Hazin al-Araji, an aide to Sadr, claimed: "The American forces went into the Mustafa mosque at prayers and killed more than 20 worshippers. They tied them up and shot them."
The killings may mark another step in the deteriorating relations between the US and Iraq's Shia community, 60 percent of the population. Shia leaders fear that the US is trying to rob them of the fruits of their success in the election on Dec. 15 when the Shia coalition won 130 out of 275 seats. Another US military move likely to be resented was a raid on Mar. 26 on a building of the Interior Ministry, controlled by Shias, in the mistaken belief that it was a torture center. It turned out to contain 17 Sudanese legally detained for breach of residency laws who had not been mistreated.
The US is desperately pressuring Iraqi politicians into forming a national unity government to reverse the country's slide into sectarian civil war. The US ambassador to Iraq, Zalmay Khalilzad, asked the Iraqi leadership to "overcome the strife that threatens to rip apart Iraq." Forty bodies, some beheaded, were found on Mar. 26 in Baghdad and Baquba.

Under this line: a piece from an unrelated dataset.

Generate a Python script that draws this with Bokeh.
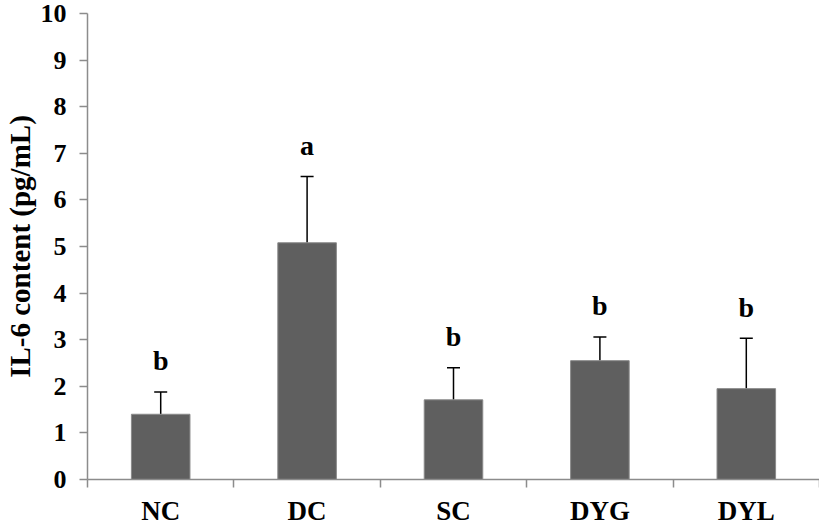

The prolonged failure to form a government underlines the deep fissures dividing the Shia, Sunni and Kurdish communities and makes it unlikely that a national unity government would be effective. The Shia coalition has resented the campaign by President Jalal Talabani, supported by the US and UK, to get rid of Jaafari as prime minister. The US and UK want Sunni politicians, as well as Iyad Allawi, to be members of a new administration.
"The US and UK were shocked that the Shia coalition did so well," said a participant in the negotiations to form a government. "Since then they hoped it would split. But the Shia parties have stuck behind Jaafari... Grand Ayatollah Ali al-Sistani and the Hawza [Shia religious hierarchy] are for Shia unity and the Iranians want the coalition to stay together."
The present government, formed following the election in January of last year, is a Shia-Kurdish alliance. One Kurdish observer said: "For the Kurds it would be suicidal to side with the Sunni and Iyad Allawi because they would alienate 60 percent of the population."